While “attracting all five target industries to Pidgeon Industrial park over the next 10 years will require significant public and private investments,” a successful result could yield more than 1,900 new direct jobs and 2.200 new indirect jobs that would produce an annual economic impacts of $655 million and nearly $8 million in annual tax revenues, the plan said.

On the waterway cargo front, the plan cites “declining or flat cargo volumes and values” on the Mississippi River and says “there is not a large amount of discretionary cargo the Port of Memphis could feasibly capture from other riverports or other north-south rail or highway corridors.”

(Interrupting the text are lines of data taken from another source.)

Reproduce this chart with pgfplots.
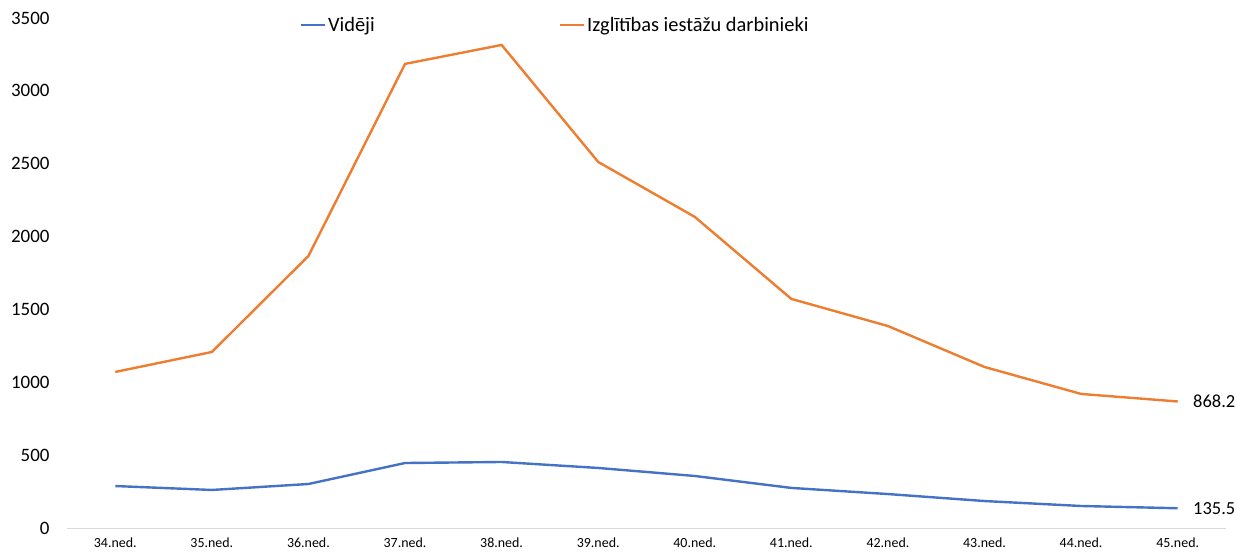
\documentclass[border=0pt]{standalone}
\usepackage{pgfplots}
\pgfplotsset{compat=1.18}
\usepackage{fontspec}
\setmainfont{Carlito}
\definecolor{cblue}{HTML}{4472C4}
\definecolor{corange}{HTML}{ED7D31}
\definecolor{cgrid}{HTML}{D9D9D9}
\begin{document}
\begin{tikzpicture}
\useasboundingbox (-67bp,-26bp) rectangle (1170bp,528bp);
\begin{axis}[
  at={(0,0)}, anchor=south west,
  scale only axis,
  width=1159bp, height=510bp,
  xmin=-0.5, xmax=11.5,
  ymin=0, ymax=3500,
  ytick={0,500,...,3500},
  xtick={0,...,11},
  xticklabels={34.ned.,35.ned.,36.ned.,37.ned.,38.ned.,39.ned.,40.ned.,41.ned.,42.ned.,43.ned.,44.ned.,45.ned.},
  axis x line*=bottom, axis y line*=left,
  x axis line style={draw=cgrid, line width=1bp},
  y axis line style={draw=none},
  major tick length=0pt,
  /pgf/number format/1000 sep={},
  /pgf/number format/assume math mode=true,
  yticklabel style={font=\fontsize{19}{21}\selectfont, anchor=east, xshift=-14bp},
  xticklabel style={font=\fontsize{14}{16}\selectfont, anchor=north, yshift=-6bp},
  clip=false,
  legend style={at={(0.198,1.01)}, anchor=north west, draw=none, fill=none,
    font=\fontsize{20.5}{22}\selectfont, legend columns=2,
    /tikz/every even column/.append style={column sep=182bp}},
  legend image code/.code={\draw[#1] (0bp,0bp) -- (24bp,0bp);},
]
\addplot[cblue, line width=2.4bp] coordinates {
(0,288) (1,261) (2,302) (3,446) (4,453) (5,412) (6,357) (7,275) (8,233) (9,185) (10,151) (11,135.5)};
\addlegendentry{Vidēji}
\addplot[corange, line width=2.4bp] coordinates {
(0,1071) (1,1208) (2,1867) (3,3185) (4,3315) (5,2512) (6,2135) (7,1572) (8,1386) (9,1105) (10,920) (11,868.2)};
\addlegendentry{Izglītības iestāžu darbinieki}
\node[anchor=west, font=\fontsize{18.5}{20}\selectfont, xshift=12bp] at (axis cs:11,868.2) {868.2};
\node[anchor=west, font=\fontsize{18.5}{20}\selectfont, xshift=12bp] at (axis cs:11,135.5) {135.5};
\end{axis}
\end{tikzpicture}
\end{document}
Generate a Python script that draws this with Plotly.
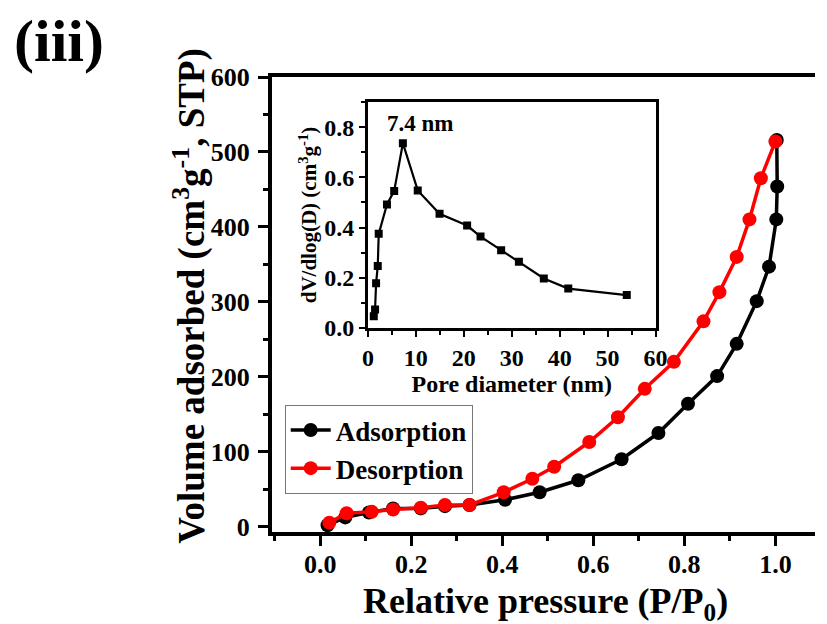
import plotly.graph_objects as go

# Main isotherm data
ads_p = [0.016, 0.055, 0.107, 0.160, 0.221, 0.274, 0.328, 0.406, 0.482, 0.567,
         0.662, 0.743, 0.808, 0.872, 0.915, 0.959, 0.986, 1.002, 1.004, 1.003]
ads_v = [2, 12.5, 19, 24.5, 24.5, 27.5, 29, 36, 46, 62,
         90, 125, 164, 201, 244, 301, 347, 410, 454, 516]
des_p = [1.000, 0.968, 0.943, 0.915, 0.877, 0.842, 0.777, 0.713, 0.654, 0.591,
         0.514, 0.466, 0.403, 0.328, 0.274, 0.221, 0.160, 0.113, 0.058, 0.020]
des_v = [514, 465, 410, 360, 313, 274, 220, 184, 146, 113,
         80, 64, 46, 29, 29, 25.5, 23, 20, 18, 5.5]

# Inset pore size distribution
pore_d = [1.23, 1.5, 1.71, 2.06, 2.26, 3.98, 5.49, 7.3, 10.4, 14.95,
          20.7, 23.5, 27.8, 31.5, 36.7, 41.8, 54.0]
pore_v = [0.047, 0.074, 0.178, 0.247, 0.375, 0.492, 0.546, 0.736, 0.548, 0.455,
          0.408, 0.364, 0.31, 0.264, 0.197, 0.157, 0.131]

FONT = "Liberation Serif"

def f(size):
    return dict(family=FONT, size=size, color="black", weight="bold")

fig = go.Figure()
fig.add_trace(go.Scatter(x=ads_p, y=ads_v, mode="lines+markers", name="Adsorption",
                         line=dict(color="black", width=3.5),
                         marker=dict(color="black", size=14, symbol="circle")))
fig.add_trace(go.Scatter(x=des_p, y=des_v, mode="lines+markers", name="Desorption",
                         line=dict(color="#ff0000", width=3.5),
                         marker=dict(color="#ff0000", size=14, symbol="circle")))
fig.add_trace(go.Scatter(x=pore_d, y=pore_v, mode="lines+markers", showlegend=False,
                         xaxis="x2", yaxis="y2",
                         line=dict(color="black", width=2.2),
                         marker=dict(color="black", size=8, symbol="square")))

W, H = 827, 624
L, R, T, B = 272, 0, 77, 92
pw, ph = W - L - R, H - T - B

def px(x):
    return (x - L) / pw

def py(y):
    return (H - B - y) / ph

fig.update_layout(
    width=W, height=H,
    margin=dict(l=L, r=R, t=T, b=B),
    paper_bgcolor="white", plot_bgcolor="white",
    font=dict(family=FONT, color="black"),
    xaxis=dict(range=[-0.106, 1.087], showgrid=False, zeroline=False,
               showline=True, linecolor="black", linewidth=4, mirror=True,
               ticks="outside", ticklen=10, tickwidth=3, tickcolor="black",
               tick0=0, dtick=0.2, tickformat=".1f", ticklabelstandoff=-4,
               minor=dict(ticks="outside", ticklen=5, tickwidth=3, dtick=0.1, tick0=0, tickcolor="black"),
               tickfont=f(26)),
    yaxis=dict(range=[-7, 600], showgrid=False, zeroline=False,
               showline=True, linecolor="black", linewidth=4, mirror=False,
               ticks="outside", ticklen=10, tickwidth=3, tickcolor="black",
               tick0=0, dtick=100, ticklabelstandoff=3,
               minor=dict(ticks="outside", ticklen=5, tickwidth=3, dtick=50, tick0=0, tickcolor="black"),
               tickfont=f(26)),
    xaxis2=dict(domain=[px(370), px(664)], anchor="y2", range=[0, 60],
                showgrid=False, zeroline=False, showline=True, linecolor="black",
                linewidth=2.5, mirror=True, ticks="outside", ticklen=6, tickwidth=2,
                tickcolor="black", dtick=10, tick0=0,
                minor=dict(ticks="outside", ticklen=4, tickwidth=2, dtick=5, tick0=0, tickcolor="black"),
                tickfont=f(24),
                title=dict(text="Pore diameter (nm)", font=f(24), standoff=0)),
    yaxis2=dict(domain=[py(328), py(102)], anchor="x2", range=[0, 0.9],
                showgrid=False, zeroline=False, showline=True, linecolor="black",
                linewidth=2.5, mirror=True, ticks="outside", ticklen=6, tickwidth=2,
                tickcolor="black", dtick=0.2, tick0=0, tickformat=".1f",
                minor=dict(ticks="outside", ticklen=4, tickwidth=2, dtick=0.1, tick0=0, tickcolor="black"),
                tickfont=f(24),
                title=dict(text="dV/dlog(D) (cm<sup>3</sup>g<sup>-1</sup>)", font=f(21), standoff=2)),
    legend=dict(x=px(285), y=py(405), xanchor="left", yanchor="top",
                bgcolor="white", bordercolor="#777777", borderwidth=1,
                font=f(27), tracegroupgap=0, itemwidth=40),
    showlegend=True,
)

annotations = [
    dict(text="(iii)", x=px(6), y=py(41), xref="paper", yref="paper",
         xanchor="left", yanchor="middle", showarrow=False, font=f(60)),
    dict(text="Volume adsorbed (cm<sup>3</sup>g<sup>-1</sup>, STP)", x=px(188), y=py(296),
         xref="paper", yref="paper", xanchor="center", yanchor="middle", textangle=-90,
         showarrow=False, font=f(37)),
    dict(text="Relative pressure (P/P<sub>0</sub>)", x=px(552), y=py(603),
         xref="paper", yref="paper", xanchor="center", yanchor="middle",
         showarrow=False, font=f(36)),
    dict(text="7.4 nm", x=10.8, y=0.815, xref="x2", yref="y2",
         xanchor="center", yanchor="middle", showarrow=False, font=f(23)),
]
fig.update_layout(annotations=annotations)

fig.write_html("out.html")
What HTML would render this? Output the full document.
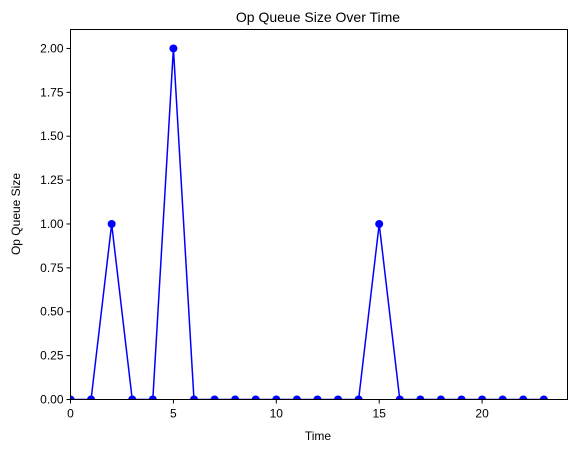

The plan recommends that the port acquire two nearby properties, including the old TVA Allen site, which has been decommissioned and is in a design demolition phase. Its main steam plant will take four to five years to demolish, and it has coal ash ponds that will need to be remediated. But once acquired and prepared, the property, along with a peninsula across the TVA harbor to the north that the city owns, “lend themselves to more medium-term economic development opportunities to ensure another 20-30 years of uninterrupted growth.”

In the longer term, the plan envisions chemical and petrochemical firms and auto parts makers finding the port and its amenities attractive.